After the first break-up of Yes in 1981, Chris Squire and Alan White tried to form a Super Group called XYZ with former Led Zeppelin members Jimmy Page and Robert Plant. Plant quickly lost interest in the project and the band folded. But then Squire and White started working with a new guitarist from South Africa...
Jimmy Page entered the picture yet again when he wanted to collaborate with Bill Bruford in a project he had with Paul Rodgers called "The Firm". Bruford had to decline due to contractual and artistic conflicts, but this ultimately left him free to do ABWH a few years later.
Vangelis was also seriously considered for a spot in the group but chose to go solo.
Phil Collins was scheduled to audition to be their drummer, but earlier that same day he auditioned for another band and went with them instead. Collins would later tour A Trick Of The Tail with Bill Bruford as the second drummer.
Roger Hodgson was also considered as Yes frontman when Anderson went off to form Anderson Bruford Wakeman Howe in the wake of Big Generator. The band ultimately decided to merge back with ABWH, but not before he wrote some songs with the band, which is why Hodgson has a writing credit on "Walls".
"Love Will Find A Way" was originally intended for Stevie Nicks to sing.
When Anderson Bruford Wakeman Howe, the band formed by those ex-Yes members which was Yes-in-all-but-name, they were nearly going to (somewhat humorously) call themselves "No". "The Affirmative" was also mooted.
As a joke/Take That to the official band, they released the ABWH album under the catalogue number of "90126"!
Legal issues (and Jon Anderson and Rick Wakeman's health problems) kept the reunited "Classic Yes" Anderson-Howe-Squire-Wakeman-White lineup that toured in the mid-2000s from recording a new album. By the time they got to record a new album (Fly From Here), the line-up changed considerably.
Eddie Jobson (ex-Roxy Music, Jethro Tull, UK and Frank Zappa keyboardist/violinist) was recruited to join Yes in 1983 after Tony Kaye (who had recorded some of the keyboard parts as a special guest) had finished his studio work on 90125. Jobson and Kaye rehearsed with Yes for the 90125 tour, and Jobson participated in the filming of the "top of the skyscraper" part of the video of "Owner Of A Lonely Heart" (though he was largely edited out later), but some personal and musical differences led Jobson to leave the band.
Rabin, Kaye, Squire, and White originally asked Trevor Horn (who had already committed to be the producer) to sing on the album that would become 90125. Horn refused (remembering the poor reception from fans he had received on the Drama tour).
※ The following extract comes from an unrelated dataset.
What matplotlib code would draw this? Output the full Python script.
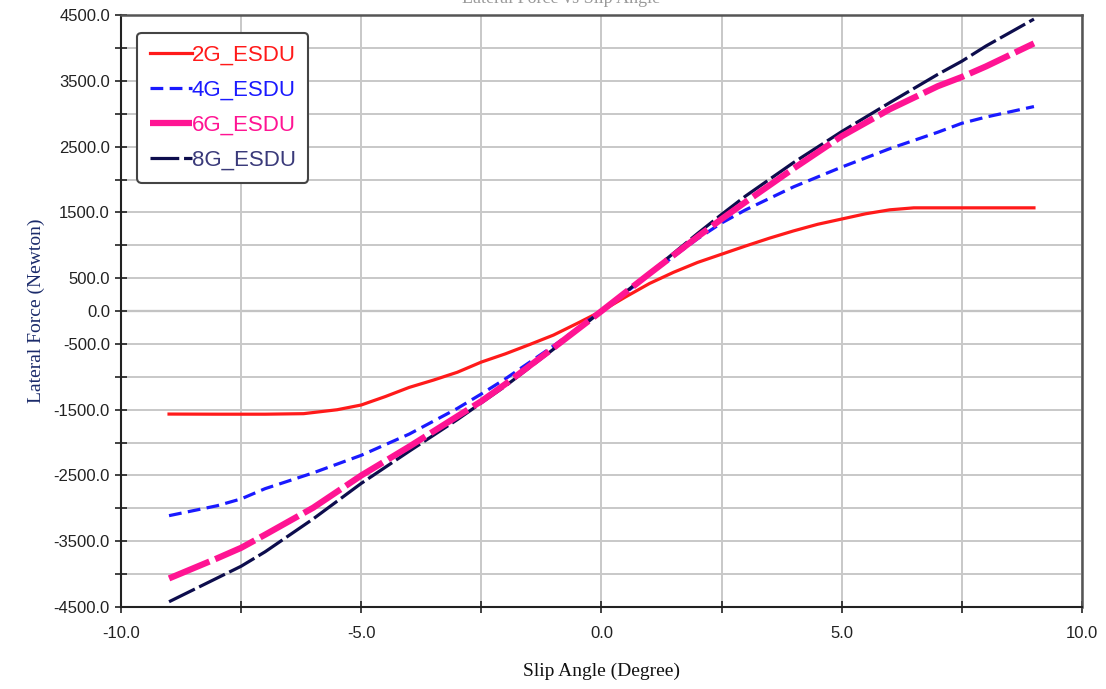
import matplotlib
matplotlib.use('Agg')

import matplotlib.pyplot as plt
from matplotlib.ticker import MultipleLocator, FixedLocator, FuncFormatter

# Données (angle de dérive en degrés, force latérale en N)
slip_2g = [-9, -8, -7, -6.2, -5.5, -5, -4.5, -4, -3.5, -3, -2.5, -2, -1.5, -1, -0.5, 0,
           0.5, 1, 1.5, 2, 2.5, 3, 3.5, 4, 4.5, 5, 5.5, 6, 6.5, 7, 8, 9]
force_2g = [-1566, -1568, -1568, -1560, -1500, -1428, -1300, -1160, -1050, -930, -775, -650,
            -510, -365, -185, 0, 215, 420, 590, 740, 865, 990, 1110, 1220, 1320, 1400, 1480,
            1540, 1570, 1570, 1570, 1570]

slip_4g = [-9, -8, -7.5, -7, -6, -5, -4, -3, -2.5, -2, -1, 0,
           1, 2, 2.5, 3, 4, 5, 6, 7, 7.5, 8, 9]
force_4g = [-3111, -2960, -2856, -2700, -2460, -2193, -1870, -1480, -1260, -1030, -530, 0,
            560, 1100, 1340, 1540, 1890, 2190, 2470, 2720, 2856, 2950, 3110]

slip_6g = [-9, -8, -7.5, -7, -6, -5, -4, -3, -2.5, -2, -1, 0,
           1, 2, 2.5, 3, 4, 5, 6, 7, 7.5, 8, 9]
force_6g = [-4065, -3760, -3600, -3400, -2990, -2500, -2060, -1600, -1370, -1110, -560, 0,
            570, 1130, 1400, 1660, 2170, 2660, 3070, 3420, 3560, 3720, 4070]

slip_8g = [-9, -8, -7.5, -7, -6, -5, -4, -3, -2, -1, 0,
           1, 2, 2.5, 3, 4, 5, 6, 7, 7.5, 8, 9]
force_8g = [-4420, -4060, -3880, -3660, -3160, -2620, -2130, -1650, -1140, -580, 0,
            580, 1180, 1470, 1750, 2260, 2730, 3170, 3600, 3800, 4030, 4440]

y_labels = [-4500, -3500, -2500, -1500, -500, 0, 500, 1500, 2500, 3500, 4500]

sans = ['Liberation Sans', 'DejaVu Sans']
serif = ['Liberation Serif', 'DejaVu Serif']

fig = plt.figure(figsize=(11.06, 6.89), dpi=100)
ax = fig.add_axes([0.1094, 0.119, 0.8689, 0.859])

# Grille
ax.xaxis.set_major_locator(MultipleLocator(5))
ax.xaxis.set_minor_locator(MultipleLocator(2.5))
ax.yaxis.set_major_locator(FixedLocator(y_labels))
ax.yaxis.set_minor_locator(MultipleLocator(500))
ax.grid(True, which='both', color='#c8c8c8', linewidth=1.4, zorder=0)
ax.axhline(0, color='#222222', linewidth=1.5, zorder=1)

# Courbes
ax.plot(slip_2g, force_2g, color='#ff1a1a', linewidth=2.3, label='2G_ESDU', zorder=3)
ax.plot(slip_4g, force_4g, color='#1a1aff', linewidth=2.3, linestyle=(0, (4, 2)),
        label='4G_ESDU', zorder=3)
ax.plot(slip_8g, force_8g, color='#0d0d4d', linewidth=2.3, linestyle=(0, (9, 1.5)),
        label='8G_ESDU', zorder=4)
ax.plot(slip_6g, force_6g, color='#ff1493', linewidth=4.5, linestyle=(0, (7, 1)),
        label='6G_ESDU', zorder=5)

ax.set_xlim(-10, 10)
ax.set_ylim(-4500, 4500)

ax.xaxis.set_major_formatter(FuncFormatter(lambda v, p: f'{v:.1f}'))
ax.yaxis.set_major_formatter(FuncFormatter(lambda v, p: f'{v:.1f}'))
ax.tick_params(which='major', direction='inout', length=9, width=1.2, colors='#222222',
               labelsize=12)
ax.tick_params(which='minor', direction='inout', length=9, width=1.2, colors='#222222')
for lab in ax.get_xticklabels() + ax.get_yticklabels():
    lab.set_family(sans)
    lab.set_color('#222222')
ax.tick_params(axis='x', pad=9)

for side in ['left', 'bottom']:
    ax.spines[side].set_color('#222222')
    ax.spines[side].set_linewidth(1.5)
for side in ['top', 'right']:
    ax.spines[side].set_color('#555555')
    ax.spines[side].set_linewidth(1.8)

# Titres
ax.set_xlabel('Slip Angle (Degree)', fontsize=14, family=serif, color='#111111', labelpad=16)
ax.set_ylabel('Lateral Force (Newton)', fontsize=14, family=serif, color='#1a2a6a', labelpad=6)
fig.text(0.507, 1.002, 'Lateral Force vs Slip Angle', fontsize=13, family=serif,
         color='#9a9a9a', ha='center', va='center')

# Légende
handles, labels = ax.get_legend_handles_labels()
order = [0, 1, 3, 2]
leg = ax.legend([handles[i] for i in order], [labels[i] for i in order],
                loc='upper left', bbox_to_anchor=(0.017, 0.97),
                prop={'family': sans, 'size': 16}, handlelength=1.9, handletextpad=0.0,
                labelspacing=0.62, borderpad=0.55, borderaxespad=0, fancybox=True,
                framealpha=1, edgecolor='#444444')
leg.get_frame().set_linewidth(1.5)
for text, c in zip(leg.get_texts(), ['#ff1a1a', '#1a1aff', '#ff1493', '#3a3a7a']):
    text.set_color(c)

fig.savefig('out.png', dpi=100, facecolor='white')
plt.close(fig)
It was only after this that Squire met Anderson at a party and brought him back into the fold.
Fragile was originally envisioned as a double album with live tracks. This idea was dropped because of cost concerns and the need to get the album out quickly to pay for Wakeman's instruments.
The album that became Union started off as a second Anderson Bruford Wakeman Howe album, tentatively titled Dialogue. However, "Take the Water To the Mountain" is the only piece from Dialogue that ended up making it intact onto Union, with the rest of the tracks remaining unreleased until Jon Anderson finally included some of them in a rarities collection in 2006.
Oliver Wakeman intended to contribute heavily to the writing of Fly From Here before he was booted out for Geoff Downes. By the time the album was finished, "Into the Storm" was the only piece he worked on that remained.
On a much darker note, after the low sales of Yes and Time and a Word, Atlantic Records was seriously considering dropping the band if their third album was also a commercial disappointment. Yes didn't know it at the time, but The Yes Album was their make-it-or-break-it moment...and they passed with flying colors.